De acuerdo con Ernesto Lemoine en su imprescindible estudio histórico-biográfico sobre Morelos y la revolución de Independencia, Miguel Hidalgo llegó a Valladolid en vísperas de cumplir doce años, hacia la primavera de 1765. Es decir, pocos meses antes de que el futuro Siervo de la Nación viera la primera luz.
Supongo quedará fuera de toda discusión el hecho de que, durante sus primeros paseos, transitares y correrías, el púber Miguel tuvo por fuerza que toparse a la joven Juana María Pérez Pavón, primero encinta y luego con su bebé en brazos. Doblando esta esquina, cruzando aquella plaza, refrescándose en esa fuente. A partir de ahí, ¿cuántas veces le habrá tocado coincidir con Morelos niño, antes de que a este, en plena adolescencia ya, le llegara la hora de partir rumbo a Tierra Caliente?
De ninguna manera pretendería yo insinuar aquí tempranas, secretas y no documentadas afinidades entre ambos. Mucho menos proponer fáciles geometrías metafísicas anunciando lo imposible de anunciar. Sin prueba alguna de lo contrario, asumo, como cualquiera asistido de mínimo sentido común, que aquellos encuentros más o menos cotidianos, propios de gentes que habitan el mismo espacio y tiempo pero no tienen apenas nada que ver entre sí, carecieron de cualquier relieve significativo verificable.
Pero, hasta donde alcanzo a deducir, Hidalgo era un hombre observador y vivaz, que debió consagrar muchas horas de su temprana juventud al estudio no sólo de las personalidades, escenarios y hechos más sobresalientes de su entorno, sino también al de esas sutiles prendas que los confeccionadores de catálogos para la posteridad consideran secundarias. Seguro estoy de que cuando, siendo rector del Colegio de San Nicolás, le presentaron a aquel estudiante que iba a iniciar cursos con diez años más de edad que el resto de sus compañeros de clase, el padre Miguel lo ubicó con prontitud.
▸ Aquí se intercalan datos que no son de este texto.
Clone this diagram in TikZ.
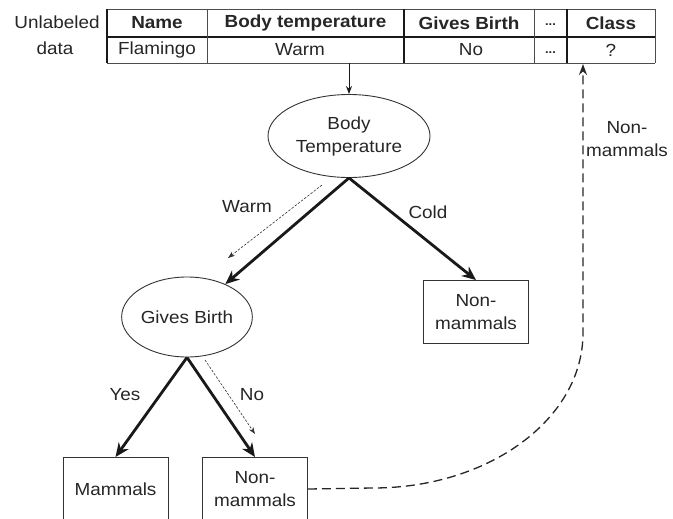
\documentclass[tikz,border=0pt]{standalone}
\usepackage{fontspec}
\setmainfont{Liberation Sans}[FakeStretch=1.08]
\usetikzlibrary{arrows.meta,shapes.geometric}

\begin{document}
\begin{tikzpicture}[x=1pt,y=-1pt,
  every node/.style={font=\fontsize{17.5}{23}\selectfont, inner sep=0pt, align=center, text=black!85},
  ell/.style={ellipse, draw=black!80, line width=0.9pt},
  leaf/.style={rectangle, draw=black!80, line width=0.9pt, minimum width=105pt, minimum height=63pt},
  branch/.style={line width=2.8pt, black!90, -{Stealth[length=14pt,width=12pt]}},
  trace/.style={line width=0.6pt, black!80, dash pattern=on 2.5pt off 1.5pt, -{Stealth[length=7pt,width=5pt]}},
  back/.style={line width=1.3pt, black!85, dash pattern=on 9pt off 5pt, -{Stealth[length=11pt,width=8pt]}},
  feed/.style={line width=1pt, black!90, -{Stealth[length=8pt,width=6pt]}},
  heavyrule/.style={line width=1.8pt, black!90},
  lightrule/.style={line width=0.8pt, black!70},
  dots/.style={font=\fontsize{12}{14}\selectfont\bfseries}]

\useasboundingbox (0,0) rectangle (673,519);
\clip (0,0) rectangle (673,519);

% ---- record to classify ----
\node (lab1) at (57,22) {Unlabeled};
\node (lab2) at (55,48) {data};

\draw[lightrule] (107,9) -- (655,9);
\draw[heavyrule] (107,37) -- (655,37);
\draw[lightrule] (107,63) -- (655,63);
\draw[heavyrule] (107,9) -- (107,63);
\draw[lightrule] (207,9) -- (207,63);
\draw[heavyrule] (404,9) -- (404,63);
\draw[lightrule] (534,9) -- (534,63);
\draw[heavyrule] (567,9) -- (567,63);
\draw[lightrule] (655,9) -- (655,63);

\node (hName)  at (157,23)   {\bfseries Name};
\node (hTemp)  at (305.5,23) {\bfseries Body temperature};
\node (hBirth) at (469,23)   {\bfseries Gives Birth};
\node[dots] (hMore) at (550.5,25) {...};
\node (hClass) at (611,23)   {\bfseries Class};

\node (dName)  at (157,50)   {Flamingo};
\node (dTemp)  at (300,50)   {Warm};
\node (dBirth) at (471,50)   {No};
\node[dots] (dMore) at (550.5,53) {...};
\node (dClass) at (611,50)   {?};

\coordinate (tblout) at (349,63);
\coordinate (tblin)  at (583,64);

% ---- decision tree ----
\node[ell, minimum width=162pt, minimum height=83pt] (bt) at (349,136) {Body\\Temperature};
\node[ell, minimum width=130pt, minimum height=80pt] (gb) at (187,317) {Gives Birth};
\node[leaf] (nm1) at (476,312) {Non-\\mammals};
\node[leaf] (mam) at (115.5,489) {Mammals};
\node[leaf] (nm2) at (255,489) {Non-\\mammals};

\draw[feed] (tblout) -- (bt);

\draw[branch] (bt.south) -- (gb);
\draw[branch] (bt.south) -- (nm1.north);
\draw[branch] (gb.south) -- (mam.north);
\draw[branch] (gb.south) -- (nm2.north);

\node (lWarm) at (247,207) {Warm};
\node (lCold) at (428,212) {Cold};
\node (lYes)  at (125,395) {Yes};
\node (lNo)   at (252,395) {No};

% path followed by the flamingo
\coordinate (w1) at (322,185);
\coordinate (w2) at (228,258);
\coordinate (n1) at (205,360);
\coordinate (n2) at (255,434);
\draw[trace] (w1) -- (w2);
\draw[trace] (n1) -- (n2);

% class assigned back to the record
\coordinate (c1) at (373,488);
\coordinate (c2) at (583,333);
\draw[back] (nm2.east) -- (c1) .. controls (489,488) and (583,419) .. (c2) -- (tblin);
\node (lBack) at (627,139) {Non-\\mammals};

\end{tikzpicture}
\end{document}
Hombre, de modo que este es el chamaco aquel del rumbo de San Agustín, cuya madre se encontraba (quizás, quizás, quizás) al servicio de los Iturbide.
Seguro estoy también de que la admiración de Morelos por el futuro Padre de la Patria, comenzó desde que le tocó mirarlo desde lejos, como privilegiado y natural protagonista de un destino de instrucción y posicionamiento social que a él le implicaría un largo rodeo de trabajo, privaciones y sacrificios.
Nada de ello modifica ni los datos fríos ni las hipótesis ponderadas. Entre Morelos e Hidalgo no hubo ninguna relación de relevancia historiográfica antes de su única y crucial reunión en el pueblo de Charo. El período de coincidencia en las aulas y pasillos nicolaitas estuvo restringido a distantes términos académicos y administrativos.
Vale, de acuerdo.
Pero hay zonas necesarias de la verdad, de la historia y del sentido, que escapan a la competencia de la ciencia histórica. Que tal vez sólo la literatura se halla capacitada para reconstruir, consignar, elucubrar, imaginar.
Una compartida multitud de impresiones visuales, táctiles, óseas, musculares, nerviosas; una retacería de meditaciones vagas, inconexas y triviales en relación al otro; un puñado de recuerdos sin relevancia cuantificable, pero sin duda nítidos, como los que nos asaltan al descubrir en una esquina improbable la silueta de un desconocido sin embargo recurrente, sin embargo habitual. Eso, que no es poco. Eso, que teje las historias de amor y la urdimbre invisible de los más perdurables sueños. Eso traían como patrimonio común encima de los hombros los dos padres venerables, el día aquel que comieron en Charo.
Y mientras hablaban de milicia, de política, de idearios y proclamas, ignorantes de que jamás iban a volver a verse, semejante repertorio —no cabe duda— tuvo que haberles hecho mencionarse, a cada uno en silencio, como entrelíneas, será posible, quién iba a decírmelo, qué vueltas da la noria, de haber sabido, de veras es aquél.
Con esas entrelíneas se fabrica lo que hace valer la vida.